One much-loved feature was phased out in the early 1970s– the front quarter-vent windows that pivoted to allow fresh air in. It was also used to tip out cigarette ash and butts when the centre ashtray was full. Despite the fact the Aussie wagon was a family car, there was always an ashtray mounted on the rear of the front bench seat, which usually made do as a receptacle for lolly wrappers.

Going one better than their Holden and Valiant rivals, in 1972 Falcon wagons offered the Detroit-engineered two-way tailgate. This ingenious contraption allowed Dad to drop the tailgate to carry large loads or open it sideways like a door to allow entry to the optional rear-facing kiddie seats. And the 1970s-Falcon wagon, built as it was on the long-wheelbase LTD chassis, was cavernous inside. As a 12-year-old, I once rode in the back of one along with 16 other boys, plus two full cricket kits, a set of coir mats, and the driver. Try doing that in your SUV.

Meanwhile, at Chrysler, the big new Valiant wagon made for a comfortable family cruiser, going one better than Ford and Holden with a range of vastly superior ‘Hemi’ six-cylinder engines. But Ford and Holden had caught Chrysler napping in other areas: the Valiant didn’t have flow-thru ventilation when its local rivals offered this essential item at a time when air conditioning was too expensive for most family buyers.

It’s only been in the last 20 years that air conditioning has become a standard fitting on local cars.
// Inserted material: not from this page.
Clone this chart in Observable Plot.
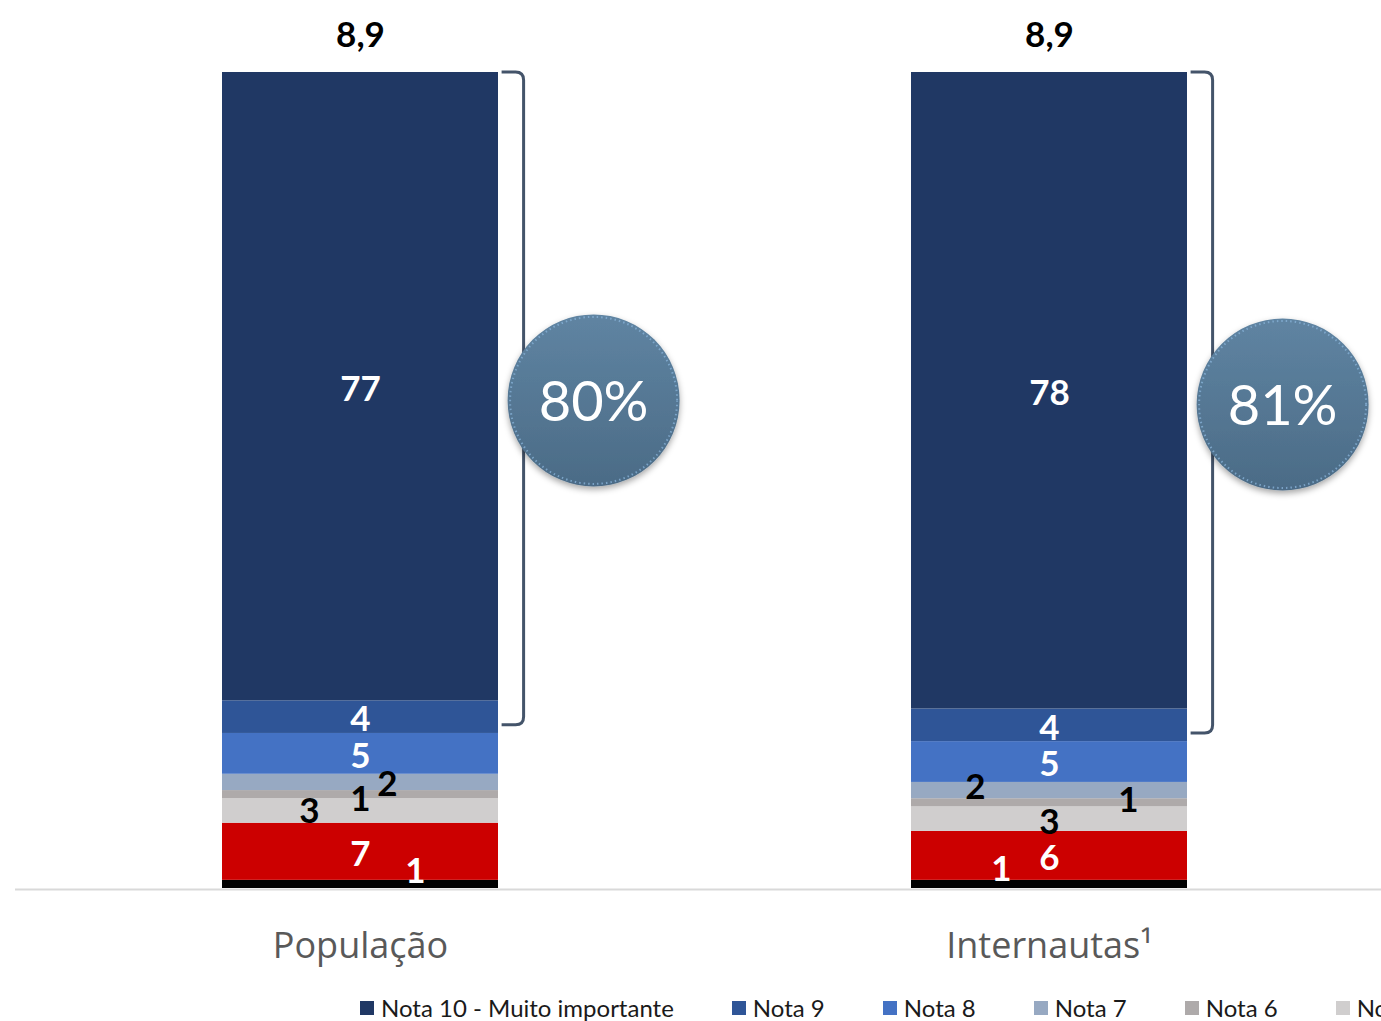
<!DOCTYPE html>
<html lang="pt-BR">
<head>
<meta charset="utf-8">
<script src="https://cdn.jsdelivr.net/npm/d3@7"></script>
<script src="https://cdn.jsdelivr.net/npm/@observablehq/plot@0.6"></script>
<style>
  html, body { margin: 0; padding: 0; background: #fff; }
  body { width: 1381px; height: 1021px; overflow: hidden; position: relative; }
  #legend {
    position: absolute; top: 995px; left: 360px;
    display: flex; gap: 58px; white-space: nowrap;
    font-family: Lato, "Open Sans", sans-serif; font-size: 24px; line-height: 26px; color: #1a1a1a;
  }
  #legend .item { display: flex; align-items: center; gap: 7px; }
  #legend .sw { width: 14px; height: 14px; display: inline-block; }
</style>
</head>
<body>
<div id="chart"></div>
<div id="legend"></div>
<script>
// Groups (bars) and rating bands, stacked bottom to top
const groups = ["População", "Internautas¹"];
const notas = ["Não sabe / Não respondeu", "Nota 0 a 4", "Nota 5", "Nota 6", "Nota 7", "Nota 8", "Nota 9", "Nota 10 - Muito importante"];
const colors = ["#000000", "#CC0000", "#D0CECE", "#AEAAAA", "#97A9C2", "#4472C4", "#2F5597", "#203864"];

// Percentages per band, same order as notas
const populacao = [1, 7, 3, 1, 2, 5, 4, 77];
const internautas = [1, 6, 3, 1, 2, 5, 4, 78];

// Average score above each bar, and share of notas 9 + 10
const mediaLabels = ["8,9", "8,9"];
const topTwo = [80, 81];

// Tidy table for the stacked bars
const seriesByGroup = [populacao, internautas];
const rows = groups.flatMap((g, gi) =>
  notas.map((n, ni) => ({group: g, nota: n, value: seriesByGroup[gi][ni]}))
);

// Thin bands get their label nudged sideways so they do not collide
const nudges = [
  {group: "População", nota: "Nota 7", dx: 27, dy: 2},
  {group: "População", nota: "Nota 6", dx: 0, dy: 5},
  {group: "População", nota: "Nota 5", dx: -51, dy: 1},
  {group: "População", nota: "Não sabe / Não respondeu", dx: 55, dy: -13},
  {group: "Internautas¹", nota: "Nota 7", dx: -74, dy: -3},
  {group: "Internautas¹", nota: "Nota 6", dx: 79, dy: -2},
  {group: "Internautas¹", nota: "Nota 5", dx: 0, dy: 4},
  {group: "Internautas¹", nota: "Não sabe / Não respondeu", dx: -48, dy: -15}
];
const darkText = new Set(["Nota 5", "Nota 6", "Nota 7"]);
const nudgeOf = (d) => nudges.find((n) => n.group === d.group && n.nota === d.nota);

const W = 1381, H = 990;
const PAD_INNER = 0.6;

const labelFont = "Lato, 'Open Sans', sans-serif";

// Every label mark stacks the full table (so positions stay right) and
// only prints the text for its own subset of bands.
const labelMark = (keep, dx, dy) => Plot.text(rows, Plot.stackY({
  x: "group", y: "value", z: "nota",
  text: (d) => keep(d) ? String(d.value) : "",
  fill: (d) => darkText.has(d.nota) ? "#000" : "#fff",
  fontSize: 35, fontWeight: "bold", fontFamily: labelFont, dx, dy
}));

const labelMarks = [labelMark((d) => !nudgeOf(d), 0, 3)];
for (const n of nudges) {
  labelMarks.push(labelMark((d) => d.group === n.group && d.nota === n.nota, n.dx, n.dy));
}

// Bracket plus circle badge for the notas 9–10 share
function badges(index, scales) {
  const x = scales.x, y = scales.y;
  const step = x(groups[1]) - x(groups[0]);
  const bw = step * (1 - PAD_INNER);
  const g = d3.create("svg:g");
  const defs = g.append("defs");
  const grad = defs.append("linearGradient").attr("id", "badgeFill")
    .attr("x1", 0).attr("y1", 0).attr("x2", 0).attr("y2", 1);
  grad.append("stop").attr("offset", "0%").attr("stop-color", "#5f84a2");
  grad.append("stop").attr("offset", "100%").attr("stop-color", "#4b6b86");
  const flt = defs.append("filter").attr("id", "badgeShadow")
    .attr("x", "-30%").attr("y", "-30%").attr("width", "160%").attr("height", "160%");
  flt.append("feDropShadow").attr("dx", 0).attr("dy", 3).attr("stdDeviation", 3)
    .attr("flood-color", "#000").attr("flood-opacity", 0.35);

  groups.forEach((grp, i) => {
    const right = x(grp) + bw;
    const yTop = y(100), yBot = y(100 - topTwo[i]);
    const x0 = right + 4, xv = right + 26, r = 8;
    g.append("path")
      .attr("d", `M${x0},${yTop}H${xv - r}Q${xv},${yTop} ${xv},${yTop + r}V${yBot - r}Q${xv},${yBot} ${xv - r},${yBot}H${x0}`)
      .attr("fill", "none").attr("stroke", "#44546A").attr("stroke-width", 3);
    const cx = right + 96, cy = (yTop + yBot) / 2 + 2, rad = 86;
    g.append("circle").attr("cx", cx).attr("cy", cy).attr("r", rad)
      .attr("fill", "url(#badgeFill)").attr("filter", "url(#badgeShadow)");
    g.append("circle").attr("cx", cx).attr("cy", cy).attr("r", rad - 2.5)
      .attr("fill", "none").attr("stroke", "#86b0d6").attr("stroke-width", 2)
      .attr("stroke-dasharray", "1.5 3").attr("opacity", 0.8);
    g.append("text").attr("x", cx).attr("y", cy).attr("dy", "0.36em")
      .attr("text-anchor", "middle").attr("fill", "#fff")
      .attr("font-family", labelFont).attr("font-size", 56)
      .text(`${topTwo[i]}%`);
  });
  return g.node();
}

const chart = Plot.plot({
  width: W, height: H,
  marginLeft: 222, marginRight: 194, marginTop: 72, marginBottom: H - 888,
  style: {fontFamily: labelFont, background: "#fff", overflow: "visible"},
  x: {domain: groups, paddingInner: PAD_INNER, paddingOuter: 0, label: null},
  y: {domain: [0, 100], axis: null},
  color: {domain: notas, range: colors},
  marks: [
    Plot.barY(rows, {x: "group", y: "value", z: "nota", fill: "nota"}),
    Plot.ruleY([0], {stroke: "#d9d9d9", strokeWidth: 2, dy: 1, insetLeft: -207, insetRight: -200}),
    Plot.axisX({tickSize: 0, tickPadding: 44, fontSize: 36, fill: "#595959", fontFamily: "'Open Sans', sans-serif", label: null}),
    ...labelMarks,
    Plot.text(groups, {x: (d) => d, y: () => 100, text: (d, i) => mediaLabels[i],
      fontSize: 35, fontWeight: "bold", fill: "#000", dy: -37, fontFamily: labelFont}),
    badges
  ]
});
document.getElementById("chart").appendChild(chart);

// Legend, top band first
const legend = d3.select("#legend");
for (let i = notas.length - 1; i >= 0; i--) {
  const item = legend.append("div").attr("class", "item");
  item.append("span").attr("class", "sw").style("background", colors[i]);
  item.append("span").text(notas[i]);
}
</script>
</body>
</html>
In the ‘60s and ‘70s, it was about the most expensive option and few people ordered it. At around $2000 in the mid-1970s (roughly $8000 today), it was the ultimate luxury item.

Without air conditioning to cool the family wagon after being parked at the beach all day, vinyl seats and metal door frames could burn to the touch. The humble beach towel served a dual purpose as Mums and Dads spread them over back seats to stop the kids screaming in pain when bare skin touched roasting vinyl.

Through the late ‘70s and ‘80s, the local family car moved away from American design influence and towards Euro-chic: gone were column change gear selectors, manual chokes and fancy hubcaps, replaced by aerodynamics, soft touch interiors, adjustable bucket seats, and centre consoles. For the wagon, Euro influence meant the death of the drop-down wagon tailgate. Replaced by an upwards-opening door supported on gas struts, it meant the disappearance of another much-loved feature of the Aussie wagon – the tailgate window that could be wound up or down as required. During summer, the best place to be in the family wagon during a summer’s cruise was the rear cargo area with the tailgate glass down, back where Mum or Dad couldn’t use the rearview mirror to see the faces you pulled at following cars.

The onward march of progress made for safer, more comfortable and better-equipped cars. But it was a trade-off. Gone were the Coke-bottled hipped, dayglo-duco’d, V8-engined, six-seater cruisers. A Holden/Ford/Valiant wagon seemed to symbolise freedom and the open road, being the means by which a generation of kids went on holiday or a day-trip to the surf. Those kids grew up, and today a large percentage of them – hell, us – still ogle those legendary ‘60s and ‘70s family wagons we grew up with.

And we’re willing to pay top dollar to get our hands on one to relive something in our collective youth – something that’s been lost.

Vale the Aussie family wagon.

Raph Tripp is a Melbourne-based dad of two and lifelong car enthusiast. Check out his website Tunnel Ram, an archive of historic auto and pop culture, here.


THE BEST OF WHAT’S LEFT
Fergus Donaldson

If you’re looking for an old-fashioned station wagon, you’re a bit out of luck. The rise of SUVs has seen most auto manufacturers abandon the old family favourite. Those who have kept one or two in their range have started calling them “Touring”, “Shooting Brakes”, “Estates”, and “Sportwagons”. One thing’s for sure, the marketers love putting kayaks on them. Here’s some of the best.

Holden Commodore Tourer
Due in 2018, the Commodore Tourer is a re-badged Opel and is expected to be AWD with a V6 petrol engine option and nine-speed automatic transmission. (Kayak not included). 

BMW 3 Series Touring
With SUVs attracting higher tax rates in Germany, the German manufacturers have continued to build their Touring editions, the 3 Series is one fine example.

Mercedes-AMG C63 S Estate
Soaring from 0-100km/h in 4.1 seconds, don’t be surprised if you have to clean up a bit of up-chuck in the back when the kids are around. But it’ll be worth it, a stonking bit of kit. 

Audi RS6 Avant
4.0-litre V8. 8 Speed tiptronic transmission. All-wheel Drive. It’s one of the biggest and most family friendly but not so kind on your wallet. If you got it, flaunt it, because this one has got it all.

Subaru Outback
The fact that the Outback has been named ‘Australia’s Best Car, All-Wheel Drive SUV, under $50,000.’ Goes to show that the lines between wagons and SUVs are becoming more blurred. 

Ford Mondeo Wagon
With some pretty decent fuel economy numbers, the Mondeo is a good size with a decent range of features and is less expensive than most. 

Mazda 6 Wagon
Mazda’s upped its game in recent years and enjoyed great success as a result. The 6 Wagon is a family-friendly alternative to their CX range and has enough go to get you moving.